On my attachment issues:

The same teacher from last time, keeps asking how I’m ‘adjusting’ to this group, and how I ‘feel’ about my classmates.

I always answer truthfully— I’ve gone from calibrating, to simply being indifferent towards them.

He was shocked, and asked why. I replied that it was because they were just classmates, not friends, or people I generally care about, hence I’m indifferent towards them.

This lead to his pushing a freaking button, by psychoanalyzing me— without my consent— to my face, and asking if I had trouble getting along with people, or letting people in.

I said that I had no trouble letting people in. I simply have a preference against it. I don’t like going into groups and pouncing at its members and becoming BFFs with them out of the blue.

My attachment issues don’t mean I have trouble growing attached. Hell, that’s pretty damn easy to do, and I do it even if I don’t want to. No, my ‘issues’ consist in the fact that I don’t like opening up to people.

I don’t care to.

I don’t like having too may people close to me.

It’s emotionally exhausting., and you’re opening yourself up to getting hurt, when half the time it’s not worth it. I choose the people I open up to, and choose who I keep close, on the basis of who I don’t mind getting hurt by, or rather, by who’s worth the potential emotional pain.

It sounds cynical and pessimistic, but that’s what 21 years of dealing with people has done to me.

Does it interfere with my functionality?

No.

I have no problem getting along with people, especially not at a superficial level.

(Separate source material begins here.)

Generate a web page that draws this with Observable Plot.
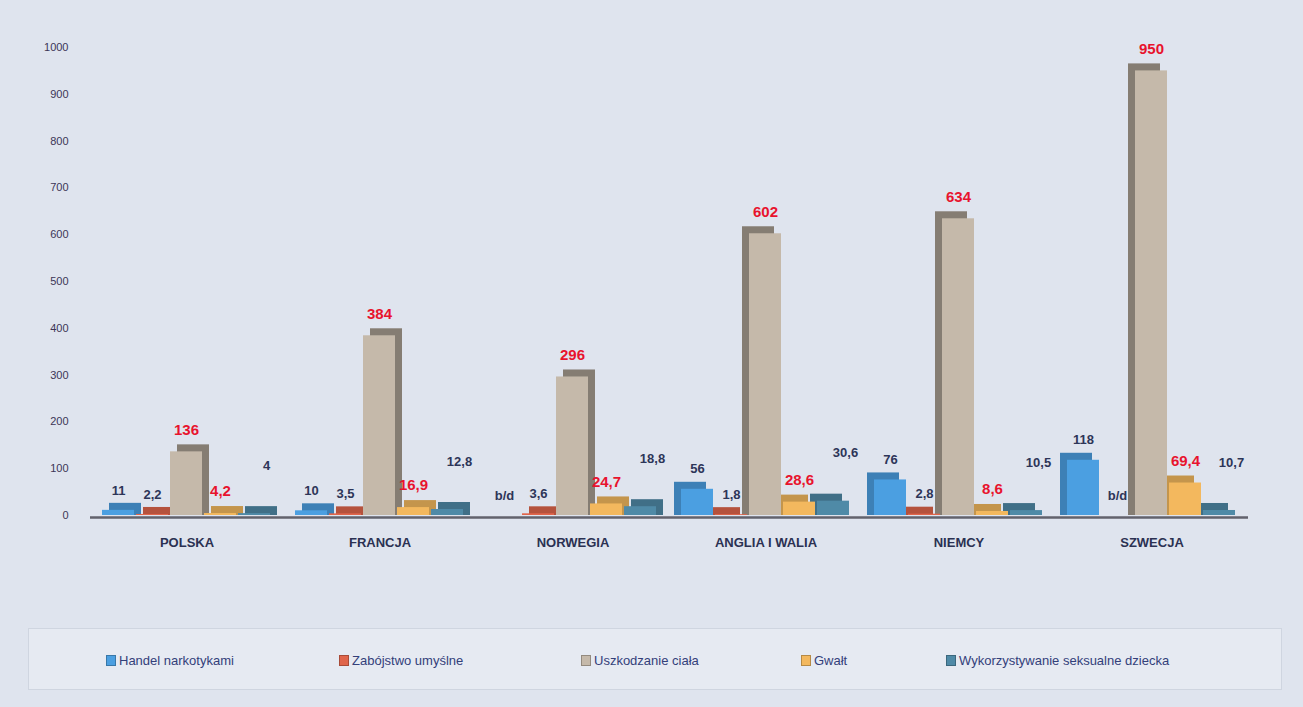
<!DOCTYPE html>
<html>
<head>
<meta charset="utf-8">
<script src="https://cdn.jsdelivr.net/npm/d3@7"></script>
<script src="https://cdn.jsdelivr.net/npm/@observablehq/plot@0.6"></script>
<style>
  html, body { margin: 0; padding: 0; }
  body { width: 1303px; height: 707px; background: #dfe4ee; position: relative; overflow: hidden; font-family: "Liberation Sans", "DejaVu Sans", sans-serif; }
  #chart { position: absolute; left: 0; top: 0; }
  #legend { position: absolute; left: 28px; top: 628px; width: 1254px; height: 62px; background: #e6eaf2; border: 1px solid #cfd5e0; box-sizing: border-box; }
  .item { position: absolute; top: 24px; display: flex; align-items: center; font-size: 13px; color: #33407a; white-space: nowrap; }
  .sw { width: 10px; height: 11px; margin-right: 3px; box-sizing: border-box; border: 1px solid rgba(0,0,0,0.25); }
</style>
</head>
<body>
<div id="chart"></div>
<div id="legend"></div>
<script>
const countries = ["POLSKA", "FRANCJA", "NORWEGIA", "ANGLIA I WALIA", "NIEMCY", "SZWECJA"];
const series = ["Handel narkotykami", "Zabójstwo umyślne", "Uszkodzanie ciała", "Gwałt", "Wykorzystywanie seksualne dziecka"];
const handel = [11, 10, null, 56, 76, 118];
const zabojstwo = [2.2, 3.5, 3.6, 1.8, 2.8, null];
const uszkodzenie = [136, 384, 296, 602, 634, 950];
const gwalt = [4.2, 16.9, 24.7, 28.6, 8.6, 69.4];
const wykorzystywanie = [4, 12.8, 18.8, 30.6, 10.5, 10.7];
const yTicks = [0, 100, 200, 300, 400, 500, 600, 700, 800, 900, 1000];
const colors = ["#4b9fe1", "#e0654b", "#c5b9aa", "#f3b85e", "#4f8aa7"];

const bySeries = [handel, zabojstwo, uszkodzenie, gwalt, wykorzystywanie];
const colorOf = Object.fromEntries(series.map((s, j) => [s, colors[j]]));
const sideOf = Object.fromEntries(series.map((s, j) => [s, d3.color(colors[j]).darker(j === 2 ? 1.1 : 0.6).formatHex()]));
const rows = countries.flatMap((c, i) => series.map((s, j) => ({
  country: c, ci: i, series: s, sj: j, value: bySeries[j][i]
})));
const fmt = v => v == null ? "b/d" : String(v).replace(".", ",");
const present = rows.filter(d => d.value != null);
const redLabel = rows.filter(d => d.sj === 2 || d.sj === 3);
const darkLabel = rows.filter(d => d.sj === 0 || d.sj === 1);
const childLabel = rows.filter(d => d.sj === 4);

const chart = Plot.plot({
  width: 1303,
  height: 600,
  marginLeft: 90,
  marginRight: 55,
  marginTop: 47,
  marginBottom: 85,
  style: { background: "transparent", fontFamily: "'Liberation Sans', 'DejaVu Sans', sans-serif", overflow: "visible" },
  fx: { domain: countries, padding: 0, label: null },
  x: { domain: series, paddingInner: 0.05, paddingOuter: 0.3, axis: null },
  y: { domain: [0, 1000], label: null },
  color: { type: "identity" },
  marks: [
    Plot.axisY({ ticks: yTicks, tickSize: 0, tickPadding: 22, fontSize: 11, fill: "#3c3556", label: null, tickFormat: d => String(d) }),
    Plot.axisFx({ anchor: "bottom", tickSize: 0, tickPadding: 22, fontSize: 13, fontWeight: "bold", fill: "#2b3152", label: null }),
    Plot.barY(present.filter(d => d.ci < 3), { fx: "country", x: "series", y: "value", fill: d => sideOf[d.series], dx: 7, dy: -7, insetBottom: -7 }),
    Plot.barY(present.filter(d => d.ci >= 3), { fx: "country", x: "series", y: "value", fill: d => sideOf[d.series], dx: -7, dy: -7, insetBottom: -7 }),
    Plot.barY(present, { fx: "country", x: "series", y: "value", fill: d => colorOf[d.series] }),
    Plot.ruleY([0], { stroke: "#62626c", strokeWidth: 2.5, dy: 2 }),
    Plot.text(darkLabel, { fx: "country", x: "series", y: d => d.value ?? 0, text: d => fmt(d.value), dy: -20, fill: "#2d3558", fontSize: 13, fontWeight: "bold" }),
    Plot.text(redLabel, { fx: "country", x: "series", y: d => d.value ?? 0, text: d => fmt(d.value), dy: -22, fill: "#e8132d", fontSize: 15, fontWeight: "bold" }),
    Plot.text(childLabel, { fx: "country", x: "series", y: d => d.value ?? 0, text: d => fmt(d.value), dx: 12, dy: -48, fill: "#2d3558", fontSize: 13, fontWeight: "bold" })
  ]
});
document.getElementById("chart").appendChild(chart);

const legend = document.getElementById("legend");
const lefts = [77, 310, 552, 772, 917];
series.forEach((s, j) => {
  const it = document.createElement("div");
  it.className = "item";
  it.style.left = lefts[j] + "px";
  const sw = document.createElement("span");
  sw.className = "sw";
  sw.style.background = colors[j];
  const tx = document.createElement("span");
  tx.textContent = s;
  it.appendChild(sw);
  it.appendChild(tx);
  legend.appendChild(it);
});
</script>
</body>
</html>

I have no problem acting on the basis of what is most convenient for me, and I certainly have no problem establishing acquaintances.

So yeah, I have ‘attachment issues’, no they don’t affect the way I socialize or get along with people. I’m a perfectly agreeable person regardless. I simply don’t open up, heart on my sleeve to anyone who so much as says ‘Hello’ to me, yet have no problem opening up, once I choose to, and see the person’s worth it.